Les leçons des sociétés traditionnelles, et tout particulièrement leur vision des phénomènes juridiques, peuvent nous y aider. Primitives, elles le paraissent moins que jamais ; sous-développées, elles ne le sont que mesurées à l'aide de critères choisis par nous, et dont nous commençons à nous déprendre. La plupart [5] de ces sociétés n'ont pas valorisé les rapports économiques. Elles ont préféré spéculer sur l'organisation sociale, et rechercher les voies de la transcendance à des niveaux que nous avons parfois le plus grand mal à atteindre.
La cosmogonie des Dogon n'a rien à envier à celle des Grecs ; les Aborigènes d'Australie ont élaboré des systèmes parentaux d'une complexité telle que nous devons utiliser les ordinateurs pour en saisir toutes les potentialités ; l'organisation politique des Mayas était très en avance sur celle des États européens qui les colonisèrent. Bien d'autres sociétés ont mis en œuvre des conceptions d'un droit moins orienté vers la répression que la prévention et la conciliation, notions que nous explorons aujourd'hui.

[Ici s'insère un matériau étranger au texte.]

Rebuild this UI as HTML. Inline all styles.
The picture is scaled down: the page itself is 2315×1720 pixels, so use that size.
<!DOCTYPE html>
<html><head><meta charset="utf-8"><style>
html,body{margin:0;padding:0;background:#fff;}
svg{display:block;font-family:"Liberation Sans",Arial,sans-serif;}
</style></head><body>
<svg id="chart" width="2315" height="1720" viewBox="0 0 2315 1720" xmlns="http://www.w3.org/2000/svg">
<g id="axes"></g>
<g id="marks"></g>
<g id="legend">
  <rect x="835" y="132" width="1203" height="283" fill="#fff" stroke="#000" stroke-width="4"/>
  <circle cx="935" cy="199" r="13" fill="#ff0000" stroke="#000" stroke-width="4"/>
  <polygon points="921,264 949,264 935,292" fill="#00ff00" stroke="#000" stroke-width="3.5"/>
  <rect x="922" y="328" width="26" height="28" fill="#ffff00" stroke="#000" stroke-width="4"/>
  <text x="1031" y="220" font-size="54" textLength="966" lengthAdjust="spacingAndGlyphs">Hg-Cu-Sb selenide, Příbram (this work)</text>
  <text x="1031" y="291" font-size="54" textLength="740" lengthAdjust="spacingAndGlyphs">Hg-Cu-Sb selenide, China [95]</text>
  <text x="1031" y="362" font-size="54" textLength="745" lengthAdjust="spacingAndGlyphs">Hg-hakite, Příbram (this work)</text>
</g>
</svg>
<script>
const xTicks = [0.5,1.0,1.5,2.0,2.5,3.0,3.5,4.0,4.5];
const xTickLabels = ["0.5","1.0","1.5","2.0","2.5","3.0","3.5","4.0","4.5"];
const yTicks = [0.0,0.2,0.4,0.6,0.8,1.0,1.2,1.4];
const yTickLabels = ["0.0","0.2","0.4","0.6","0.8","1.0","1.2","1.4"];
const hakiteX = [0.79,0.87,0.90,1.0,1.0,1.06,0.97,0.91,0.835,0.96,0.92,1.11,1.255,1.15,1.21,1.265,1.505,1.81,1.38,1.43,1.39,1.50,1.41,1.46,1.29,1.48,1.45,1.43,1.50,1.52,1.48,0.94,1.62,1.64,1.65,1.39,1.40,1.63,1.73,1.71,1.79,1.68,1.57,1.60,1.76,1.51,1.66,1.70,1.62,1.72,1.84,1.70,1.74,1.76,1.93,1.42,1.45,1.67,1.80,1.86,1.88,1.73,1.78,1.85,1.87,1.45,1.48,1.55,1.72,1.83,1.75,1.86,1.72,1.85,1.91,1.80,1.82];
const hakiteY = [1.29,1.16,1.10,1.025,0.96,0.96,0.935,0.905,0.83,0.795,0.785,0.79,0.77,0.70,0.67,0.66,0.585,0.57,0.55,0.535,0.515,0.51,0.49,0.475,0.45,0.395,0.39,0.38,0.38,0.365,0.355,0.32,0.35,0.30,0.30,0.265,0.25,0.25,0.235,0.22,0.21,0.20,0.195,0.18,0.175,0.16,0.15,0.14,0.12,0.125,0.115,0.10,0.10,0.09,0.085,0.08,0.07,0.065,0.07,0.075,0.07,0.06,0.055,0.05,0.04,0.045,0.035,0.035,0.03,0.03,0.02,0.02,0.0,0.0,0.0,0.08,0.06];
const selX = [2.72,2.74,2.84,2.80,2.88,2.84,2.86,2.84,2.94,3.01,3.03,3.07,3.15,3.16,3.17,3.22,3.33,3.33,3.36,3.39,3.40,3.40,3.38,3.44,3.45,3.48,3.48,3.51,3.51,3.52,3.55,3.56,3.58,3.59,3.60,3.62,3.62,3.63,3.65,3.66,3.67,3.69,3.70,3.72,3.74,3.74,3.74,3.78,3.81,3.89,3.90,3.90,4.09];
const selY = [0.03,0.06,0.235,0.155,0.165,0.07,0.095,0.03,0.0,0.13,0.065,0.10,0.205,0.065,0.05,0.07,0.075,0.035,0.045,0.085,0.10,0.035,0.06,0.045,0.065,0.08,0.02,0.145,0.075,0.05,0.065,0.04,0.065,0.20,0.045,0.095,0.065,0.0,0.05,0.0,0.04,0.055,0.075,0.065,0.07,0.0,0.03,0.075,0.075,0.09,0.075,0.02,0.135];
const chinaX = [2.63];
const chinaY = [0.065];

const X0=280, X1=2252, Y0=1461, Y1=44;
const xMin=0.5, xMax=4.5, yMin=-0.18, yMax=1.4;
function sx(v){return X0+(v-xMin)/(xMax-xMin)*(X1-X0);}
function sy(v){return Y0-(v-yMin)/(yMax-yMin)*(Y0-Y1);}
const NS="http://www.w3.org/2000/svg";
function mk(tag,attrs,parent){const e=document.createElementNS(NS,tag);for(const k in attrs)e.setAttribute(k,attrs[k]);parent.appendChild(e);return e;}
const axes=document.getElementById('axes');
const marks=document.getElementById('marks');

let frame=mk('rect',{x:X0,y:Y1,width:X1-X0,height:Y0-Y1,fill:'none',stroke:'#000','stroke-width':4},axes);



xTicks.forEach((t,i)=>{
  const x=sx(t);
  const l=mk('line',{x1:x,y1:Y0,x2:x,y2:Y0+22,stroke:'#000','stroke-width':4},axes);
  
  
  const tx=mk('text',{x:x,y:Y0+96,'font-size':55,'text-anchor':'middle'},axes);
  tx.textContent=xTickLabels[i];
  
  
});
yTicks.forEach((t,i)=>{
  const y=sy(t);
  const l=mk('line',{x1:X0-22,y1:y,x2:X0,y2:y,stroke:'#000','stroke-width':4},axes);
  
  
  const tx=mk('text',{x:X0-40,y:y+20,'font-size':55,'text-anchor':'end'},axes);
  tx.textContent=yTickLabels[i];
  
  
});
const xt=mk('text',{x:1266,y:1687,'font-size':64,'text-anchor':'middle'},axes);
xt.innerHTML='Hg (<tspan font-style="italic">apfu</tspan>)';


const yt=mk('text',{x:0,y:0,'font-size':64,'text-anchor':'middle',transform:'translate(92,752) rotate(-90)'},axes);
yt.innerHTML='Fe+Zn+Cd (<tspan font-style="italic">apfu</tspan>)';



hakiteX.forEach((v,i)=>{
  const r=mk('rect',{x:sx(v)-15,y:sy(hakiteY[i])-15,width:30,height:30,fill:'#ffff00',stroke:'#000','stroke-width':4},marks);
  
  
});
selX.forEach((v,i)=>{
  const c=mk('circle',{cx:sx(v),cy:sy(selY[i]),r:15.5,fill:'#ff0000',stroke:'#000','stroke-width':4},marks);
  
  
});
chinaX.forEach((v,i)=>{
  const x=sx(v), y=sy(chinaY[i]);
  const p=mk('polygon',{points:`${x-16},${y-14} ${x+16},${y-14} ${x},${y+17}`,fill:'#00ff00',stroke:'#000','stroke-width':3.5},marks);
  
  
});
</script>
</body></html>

Ne cédons pas pour autant au mythe du Bon Sauvage. Bien des sociétés non occidentales ne sont ni douces ni égalitaires, et sacrifient aisément la vie des individus à la survie des groupes. La modernité a fait reculer la mort et nous a délivrés, pour la plupart, du froid, de la faim et même souvent de la douleur physique. Cependant, a-t-elle davantage épargné les vies humaines que les sociétés « sauvages » ? L'ampleur des guerres, le coût humain des révolutions industrielles incitent au scepticisme. Quant à l'esclavage, il n'appartient exclusivement ni au lointain passé des Droits antiques, ni à la « barbarie » des soi-disant primitifs. En 1824, à l'époque où Ampère et Faraday étudient l'électricité et où Niepce fixe les images de la chambre noire, un magistrat peut encore, devant la Cour de cassation, qualifier ainsi la main-d'œuvre employée dans nos colonies : « L'esclave est une propriété dont on dispose à son gré [...] cette propriété est mobilière, toutes les fois que l'esclave n'est pas attaché à la culture, mais [...] dans ce dernier cas, il devient immeuble par destination ; [...] il ne jouit d'aucun droit civil ; [...] ne possède rien qui n'appartienne à son maître [6] ; [...] ne peut se marier sans le consentement de celui-ci ; [...] sa postérité naît comme lui dans l'esclavage. » [4]
L'anthropologie juridique a été nourrie par les expériences des sociétés traditionnelles. Leurs valeurs ne sont nullement infantiles ou inférieures par rapport aux nôtres, au point que nous semblons, plus ou moins inconsciemment, les redécouvrir. C'est dire que l'anthropologie juridique ne borne point son champ à l'étude des sociétés lointaines ou « exotiques ». Elle se veut aussi réflexion sur notre propre Droit. Elle part du principe qu'une connaissance conjointe des systèmes juridiques traditionnels et modernes est indispensable à la constitution d'une authentique science du Droit. Ce petit livre voudrait ouvrir quelques pistes dans cette direction. C'est pourquoi, tout en accordant à la doctrine anglophone la part déterminante qui lui revient, nous avons souvent mis l'accent sur les théories des auteurs français contemporains. Non point, on voudra bien nous en créditer, par ignorance [5] ou par ethnocentrisme, mais en raison du rôle joué par ceux-ci (notamment M. Alliot et E. Le Roy) dans le tournant historique et épistémologique qui conduit à soumettre nos propres Droits à l'analyse anthropologique.
[1] Siéyès, Qu'est-ce que le Tiers État ?, rééd. PUF, 1982, 44.
[2] Planiol, Traité élémentaire de droit civil, I. Pichon, 1904, n° 371, p. 145.
[3] Cf. la thèse de P. Berchon, La condition juridique des morts, Thèse Droit, Bordeaux I, 1984, 768 p.
[4] Req., 1er décembre 1824, Jur. gén., 1re éd., p. 674.
[5] On trouvera dans notre Anthropologie juridique (Paris, PUF, 1988, 496 p.), de plus amples développements (notamment quant à la méthodologie de l'anthropologie juridique (p. 163-182), que les dimensions restreintes de cet ouvrage ne nous ont pas permis d'étudier ici), et de nombreuses bibliographies thématiques et raisonnées.